## Task requirements
In the listing below, find the line containing "Clone this chart in matplotlib." and the line containing "import matplotlib.pyplot as plt". Repeat exactly those two lines and every line between them, nothing more.

## The records
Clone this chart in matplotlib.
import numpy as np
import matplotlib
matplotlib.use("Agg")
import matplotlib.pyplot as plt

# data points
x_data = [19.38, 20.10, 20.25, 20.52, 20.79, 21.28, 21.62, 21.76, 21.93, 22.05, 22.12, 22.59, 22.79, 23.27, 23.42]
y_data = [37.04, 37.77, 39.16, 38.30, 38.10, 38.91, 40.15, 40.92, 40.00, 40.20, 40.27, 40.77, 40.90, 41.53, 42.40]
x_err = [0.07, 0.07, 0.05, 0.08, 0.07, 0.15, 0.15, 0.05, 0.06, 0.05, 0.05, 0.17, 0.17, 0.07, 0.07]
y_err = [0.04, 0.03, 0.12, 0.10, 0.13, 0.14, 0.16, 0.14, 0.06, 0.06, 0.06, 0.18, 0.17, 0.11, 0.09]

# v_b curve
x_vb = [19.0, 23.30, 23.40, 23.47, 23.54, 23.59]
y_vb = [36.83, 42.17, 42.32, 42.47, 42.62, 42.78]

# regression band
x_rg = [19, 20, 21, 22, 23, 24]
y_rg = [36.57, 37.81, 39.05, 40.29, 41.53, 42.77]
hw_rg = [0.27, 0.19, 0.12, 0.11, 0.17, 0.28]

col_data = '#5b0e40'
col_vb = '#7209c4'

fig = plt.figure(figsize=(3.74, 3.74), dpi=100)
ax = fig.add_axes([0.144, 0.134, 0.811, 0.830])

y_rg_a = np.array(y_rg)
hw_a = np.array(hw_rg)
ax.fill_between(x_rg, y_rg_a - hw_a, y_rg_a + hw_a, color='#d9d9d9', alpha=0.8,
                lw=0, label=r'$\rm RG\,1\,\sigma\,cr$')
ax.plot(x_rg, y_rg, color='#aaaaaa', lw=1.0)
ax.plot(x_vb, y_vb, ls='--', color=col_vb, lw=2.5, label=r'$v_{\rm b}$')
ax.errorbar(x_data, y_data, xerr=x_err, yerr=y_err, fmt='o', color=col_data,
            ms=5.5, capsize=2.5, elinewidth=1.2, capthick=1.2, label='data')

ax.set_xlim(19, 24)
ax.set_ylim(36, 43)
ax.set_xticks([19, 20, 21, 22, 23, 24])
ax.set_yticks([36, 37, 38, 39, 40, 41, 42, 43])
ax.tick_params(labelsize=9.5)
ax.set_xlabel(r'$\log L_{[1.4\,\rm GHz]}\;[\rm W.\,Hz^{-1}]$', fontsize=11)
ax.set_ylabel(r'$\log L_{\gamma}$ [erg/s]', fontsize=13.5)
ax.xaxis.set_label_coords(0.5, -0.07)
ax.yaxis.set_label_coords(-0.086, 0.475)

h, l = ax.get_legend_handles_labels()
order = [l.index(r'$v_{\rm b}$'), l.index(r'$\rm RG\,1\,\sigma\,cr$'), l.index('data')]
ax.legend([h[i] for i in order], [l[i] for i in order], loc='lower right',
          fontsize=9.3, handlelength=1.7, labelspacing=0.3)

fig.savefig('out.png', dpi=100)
---
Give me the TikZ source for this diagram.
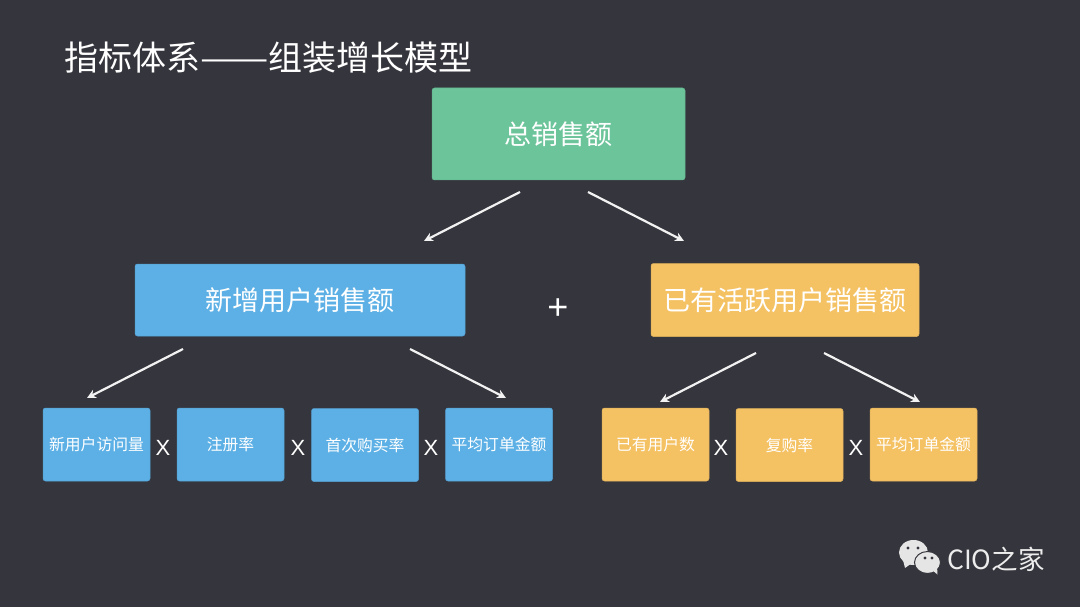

## The reply
Clone this chart in matplotlib.
import numpy as np
import matplotlib
matplotlib.use("Agg")
import matplotlib.pyplot as plt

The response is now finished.